DO YOU HAVE A LARGE BANK ACCOUNT IN ANOTHER COUNTRY?
If you have a bank account, or a brokerage or other financial account in a country outside Canada, and you have not been reporting the account or income from it on your income tax returns, you need to know about the new “Common Reporting Standard” (CRS) rules.
The CRS represents an unprecedented level of cooperation among tax administrations worldwide. It was developed by the Organisation for Economic Cooperation and Development (OECD) for automatic information exchange between countries to reduce tax evasion, and took effect in July 2017.
The CRS works as follows. In each participating country, banks and other financial institutions must collect information about accounts owned by residents of other countries, following “due diligence” rules, and must report this information to the local tax authority. In general, for an existing client, the institution will not be required to inquire as to residence status if all accounts totalled less than US$250,000 as of June 30, 2017. New clients will be required to “self-certify” as to where they are resident for tax purposes. (This description is highly simplified. There are many special rules and exceptions.)
The tax authority will then split up the information by country of residence, and will automatically provide that information to each foreign country, without needing a request from that country.
So, suppose you immigrated from Italy and you kept an account at an Italian bank branch, which now has EUR 300,000 in it. The bank will report your name, address, the amount of the account and other identifying information to the Agenzia delle Entrate (the Italian tax authority). The Agenzia will then send this information to the CRA, along with that of other Canadian residents with accounts in Italy. If the CRA finds that you haven’t been reporting the income from this account, or haven’t reported the account as “foreign property”, you will be in serious trouble. In addition to being assessed tax, interest and penalties for many years, you may be prosecuted and could be sent to prison.
If you are in this situation, you may wish to make a Voluntary Disclosure to the CRA as soon as possible.

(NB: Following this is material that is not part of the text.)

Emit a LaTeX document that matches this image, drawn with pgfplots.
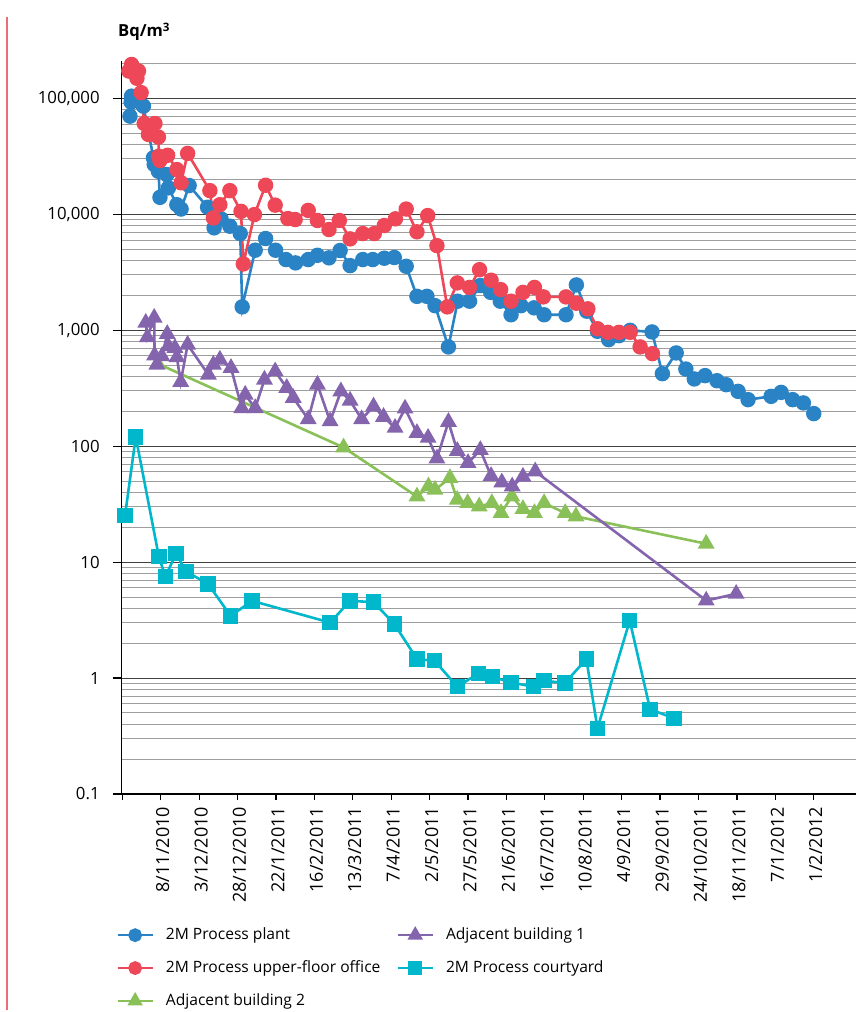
\documentclass[border=0pt]{standalone}
\usepackage{fontspec}
\setmainfont{Open Sans}
\usepackage{pgfplots}
\pgfplotsset{compat=1.18}
\definecolor{cblue}{RGB}{41,131,196}
\definecolor{cred}{RGB}{238,72,88}
\definecolor{cgreen}{RGB}{138,192,88}
\definecolor{cpurple}{RGB}{132,100,172}
\definecolor{ccyan}{RGB}{0,183,204}
\definecolor{cframe}{RGB}{234,110,120}

\pgfplotstableread{
x y
0.20 70200
0.23 92700
0.24 104500
0.55 85700
0.81 30700
0.83 26900
0.94 23500
0.98 14000
1.16 22000
1.20 16900
1.42 12100
1.53 11100
1.74 17700
2.22 11500
2.39 7640
2.57 9140
2.80 7890
3.07 6820
3.12 1590
3.46 4900
3.73 6180
3.99 4900
4.26 4070
4.51 3810
4.84 4070
5.08 4430
5.38 4210
5.67 4870
5.93 3610
6.26 4070
6.52 4070
6.82 4180
7.08 4240
7.39 3560
7.67 1960
7.93 1960
8.14 1630
8.49 718
8.73 1780
9.04 1780
9.32 2430
9.59 2120
9.84 1780
10.12 1360
10.38 1630
10.72 1560
10.98 1360
11.55 1360
11.82 2460
12.09 1460
12.37 979
12.66 830
12.93 898
13.22 998
13.79 967
14.06 422
14.42 637
14.67 463
14.89 380
15.17 406
15.48 367
15.72 339
16.03 297
16.29 252
16.89 269
17.15 291
17.45 252
17.73 236
18.00 191
}\plant

\pgfplotstableread{
x y
0.17 172000
0.24 196000
0.38 149000
0.42 172000
0.49 112000
0.57 60700
0.68 48800
0.85 60700
0.94 46300
0.95 31700
0.98 29100
1.18 32300
1.42 24300
1.53 18700
1.70 33500
2.28 16000
2.37 9310
2.54 12100
2.80 16000
3.09 10600
3.15 3730
3.44 9950
3.73 17800
3.98 12000
4.31 9190
4.50 9010
4.84 10800
5.08 8840
5.38 7390
5.65 8840
5.93 6140
6.26 6820
6.56 6820
6.82 8000
7.11 9140
7.39 11100
7.67 7060
7.95 9750
8.19 5370
8.46 1590
8.72 2560
9.04 2340
9.30 3330
9.60 2700
9.85 2240
10.12 1780
10.43 2120
10.73 2340
10.96 1940
11.55 1940
11.82 1710
12.12 1530
12.37 1030
12.64 959
12.93 959
13.22 959
13.48 718
13.80 628
}\office

\pgfplotstableread{
x y
0.61 1160
0.65 869
0.83 1280
0.84 607
0.90 505
1.03 596
1.17 929
1.20 727
1.37 704
1.42 584
1.52 358
1.70 751
2.24 414
2.37 505
2.54 557
2.83 473
3.11 213
3.20 278
3.46 213
3.70 375
3.98 442
4.28 318
4.45 261
4.84 171
5.08 339
5.41 164
5.69 297
5.93 247
6.23 171
6.54 220
6.80 179
7.10 144
7.36 211
7.67 130
7.96 118
8.19 78.3
8.49 162
8.72 91.0
9.00 71.6
9.32 92.7
9.60 55.3
9.88 48.7
10.15 45.0
10.43 54.5
10.75 60.6
15.20 4.66
15.98 5.33
}\bldgone

\pgfplotstableread{
x y
0.92 515
5.76 97.5
7.67 36.8
7.97 45.0
8.14 42.1
8.53 53.1
8.72 34.5
8.99 32.3
9.29 30.2
9.62 32.3
9.86 26.5
10.14 36.8
10.43 28.7
10.73 26.5
10.98 32.3
11.53 26.5
11.81 24.8
15.20 14.4
}\bldgtwo

\pgfplotstableread{
x y
0.07 25.1
0.35 120
0.95 11.2
1.12 7.51
1.40 11.8
1.66 8.30
2.23 6.50
2.82 3.44
3.38 4.63
5.41 3.01
5.93 4.63
6.54 4.52
7.08 2.93
7.67 1.46
8.13 1.41
8.72 0.843
9.28 1.10
9.63 1.03
10.12 0.914
10.71 0.843
10.98 0.951
11.52 0.904
12.08 1.46
12.37 0.369
13.21 3.13
13.74 0.538
14.36 0.450
}\courtyard

\begin{document}
\begin{tikzpicture}
\useasboundingbox (-60.85pt,-109pt) rectangle (367.15pt,397pt);
\draw[cframe, line width=0.8pt] (-57.35pt,-108pt) -- (-57.35pt,388.5pt);
\node[anchor=base west, inner sep=0pt, font=\bfseries\fontsize{8.3}{10}\selectfont] at (-2pt,378.5pt) {Bq/m\textsuperscript{3}};
\begin{axis}[
  at={(0pt,0pt)}, anchor=south west,
  scale only axis, width=367.15pt, height=366.5pt,
  xmin=-0.016, xmax=19.1,
  ymode=log, ymin=0.1, ymax=2.1e5,
  axis lines*=left,
  axis line style={black, line width=0.7pt},
  clip=false,
  ytick={0.1,1,10,100,1000,10000,100000},
  yticklabels={0.1,1,10,100,{1,000},{10,000},{100,000}},
  minor ytick={0.2,0.3,0.4,0.5,0.6,0.7,0.8,0.9,2,3,4,5,6,7,8,9,20,30,40,50,60,70,80,90,200,300,400,500,600,700,800,900,2000,3000,4000,5000,6000,7000,8000,9000,20000,30000,40000,50000,60000,70000,80000,90000,200000},
  xtick={0,1,...,18},
  xticklabels={,8/11/2010,3/12/2010,28/12/2010,22/1/2011,16/2/2011,13/3/2011,7/4/2011,2/5/2011,27/5/2011,21/6/2011,16/7/2011,10/8/2011,4/9/2011,29/9/2011,24/10/2011,18/11/2011,7/1/2012,1/2/2012},
  x tick label style={rotate=90, anchor=east, yshift=-1pt, font=\fontsize{9}{11}\selectfont},
  y tick label style={xshift=-4.5pt, font=\fontsize{8.4}{10}\selectfont},
  tick align=outside,
  major tick length=3pt,
  ytick style={/pgfplots/major tick length=4.2pt},
  minor tick length=0pt,
  tick style={black, line width=0.6pt},
  ymajorgrids, yminorgrids,
  major grid style={black!75, line width=0.5pt},
  minor grid style={black!38, line width=0.5pt},
  legend columns=2,
  legend cell align=left,
  legend style={at={(-0.016,-0.171)}, anchor=north west, draw=none, fill=none,
    font=\fontsize{7.8}{9.4}\selectfont, row sep=5pt,
    /tikz/every odd column/.append style={column sep=4pt},
    /tikz/every even column/.append style={column sep=6pt}},
  legend image code/.code={\draw[mark repeat=2,mark phase=2] plot coordinates {(0pt,0pt) (8.75pt,0pt) (17.5pt,0pt)};},
  every axis plot/.append style={line width=1.3pt},
]
\addlegendimage{cblue, mark=*, mark size=2.8pt, mark options={solid}}
\addlegendentry{2M Process plant}
\addlegendimage{cpurple, mark=triangle*, mark size=3.2pt}
\addlegendentry{Adjacent building 1}
\addlegendimage{cred, mark=*, mark size=2.8pt}
\addlegendentry{2M Process upper-floor office}
\addlegendimage{ccyan, mark=square*, mark size=2.8pt}
\addlegendentry{2M Process courtyard}
\addlegendimage{cgreen, mark=triangle*, mark size=3.2pt}
\addlegendentry{Adjacent building 2}

\addplot[cgreen, mark=triangle*, mark size=3.6pt, forget plot] table {\bldgtwo};
\addplot[cpurple, mark=triangle*, mark size=3.6pt, forget plot] table {\bldgone};
\addplot[ccyan, mark=square*, mark size=3.2pt, forget plot] table {\courtyard};
\addplot[cblue, mark=*, mark size=3.2pt, forget plot] table {\plant};
\addplot[cred, mark=*, mark size=3.2pt, forget plot] table {\office};
\end{axis}
\end{tikzpicture}
\end{document}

The CRA’s Information Circular 00-1R6 (tinyurl.com/ic00-1R6) has recently changed the rules for voluntary disclosures, as of March 1, 2018. If the CRA already has information identifying you, such as from the Agenzia delle Entrate in the above example, you will not qualify for a Voluntary Disclosure even if the CRA has not yet told you it has this information.(See the third bullet in para. 29 of the Circular.)
If your disclosure is accepted as a Voluntary Disclosure, the CRA will not prosecute criminally and will not impose the 50% gross-negligence/fraud penalty. However, you will have to pay the tax up front to qualify, and will be subject to interest and other penalties, such as penalties for unpaid instalments and penalties for not reporting foreign property.
So if you are in this situation, you may wish to act now in the hope that the CRA has not yet received information identifying you and your foreign bank account.